The way my schedule has worked out recently, I, usually, spend the whole afternoon working, and will often not have everything typed up and ready to go until around the time Deus Ex Machina gets home. Then, I have to go out to my client's office - half hour round trip by car.
Today, I decided I wanted to make Doner Kebabs for dinner. Obviously, I can't make an authentic Kebab, like the ones Deus Ex Machina and I enjoyed in Germany, but I can fairly closely reproduce the flavors.
The problem is that it's time consuming, and all of the meat was frozen, and the pita bread had to be made from start to finish, and it was 6:00, and I still had to go out to my client's office.
But I was determined that tonight's dinner was going to be Kebabs, and I wasn't going to be deterred.
I took the meat out of the freezer and plopped it into the stainless steel sink.
Then, I made the pita dough. Most bread doughs use the same basic ingredients: water, yeast, sugar, salt and flour. The directions for the pita called for proofing the yeast (add yeast and sugar to warm water and let sit for 10 minutes), and then, in a large bowl, adding the flour and making a well. It said to pour the proofed yeast liquid and an additional cup of warm water into the well, and then mix and knead the dough until it was elastic. Then, add a tablespoon of oil and knead until the oil is mixed in.
I did all of the mixing and kneading and formed the dough into a ball, placed it in the bowl, covered it with a cloth, and put the bowl in a sink with some warm water, because my house is pretty cold right now, and I didn't think the dough would rise well enough. I was already going to be skimping on the amount of rise time as it was (the directions called for a three hour rise ... um, yeah - not happening), and I needed to give the dough every opportunity I could.
After I finished prepping the dough, I put the, mostly still frozen, tenderloins (half beef and half road-side deer) in my iron skillet in some olive oil and rubbed with a mixture of onion powder, garlic powder, salt, pepper, rosemary, and marjoram. I turned the oven on 325°, put a cover on the skillet, and put it in the oven.

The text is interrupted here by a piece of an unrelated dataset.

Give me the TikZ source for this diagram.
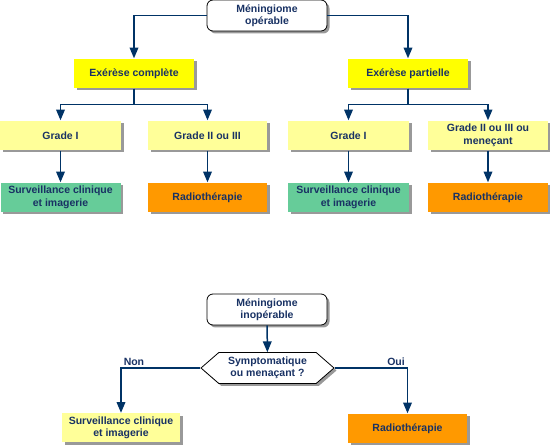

Then, I went to my client's office.
When I got home, the aroma from the oven was heavenly.
The dough had doubled, and so I started rolling it out into flat rounds and baking them. The first couple of pitas didn't puff up, but the last several did.
It always amazes me to note that I can make pita bread - actual pita bread that can be sliced in half and stuffed. Pita bread was one of those mysterious types of foods that I was sure could only be made with special ingredients and a little magic, and I think it's pretty cool that, apparently, I have that special magic, too ;).
While I was working on the bread, Deus Ex Machina was cutting the tenderloins into very thin slices.
I made my version of tzatziki, without cucumber, because this time of year, I don't have cucumber. Instead I add some dried herb (tarragon is my favorite, but I've also used mint), and instead of yogurt, I mix equal parts real cream and mayonnaise, add a splash of red wine vinegar, and of course, a couple of cloves of garlic. It's really very good, and I also use it as my main salad dressing, when we have lettuce - which will hopefully be very soon!
The point is not to show what a great and amazingly creative cook I am, because, well, I'm not, but over the past several years, I have learned that almost anything I can buy in a restaurant, I can make at least as well in my kitchen, and with fresh, local ingredients and because it's usually very fresh, like the pitas that were pulled from the oven fifteen minutes before they were eaten, it's even better.
I love the fact that I know where most of the ingredients come from, but even more, I love that I know how to make a few things that might seem exotic.
My daughters' dance school participated in a bake sale this past weekend and my contribution was Baklava. It's probably the most exotic and decadent dessert known to man, but it's wicked easy to make.
A big part of our self-sufficiency goal is being able to feed ourselves, which includes knowing how to make a meal out of what's in my kitchen. We follow the eat what you store/store what you eat method of stocking up, which means we don't store or eat proceesed, pre-made or factory canned foods. Learning how to cook using whole foods has been one of the most empowering lessons I've learned over the past few years.
And I can take three tenderloins (maybe a pound of meat), a handful of herbs, nine pitas, a small head of (locally grown) lettuce, and some tzatziki sauce and feed eight people.
That's pretty cool.
Oh, and tasty ;).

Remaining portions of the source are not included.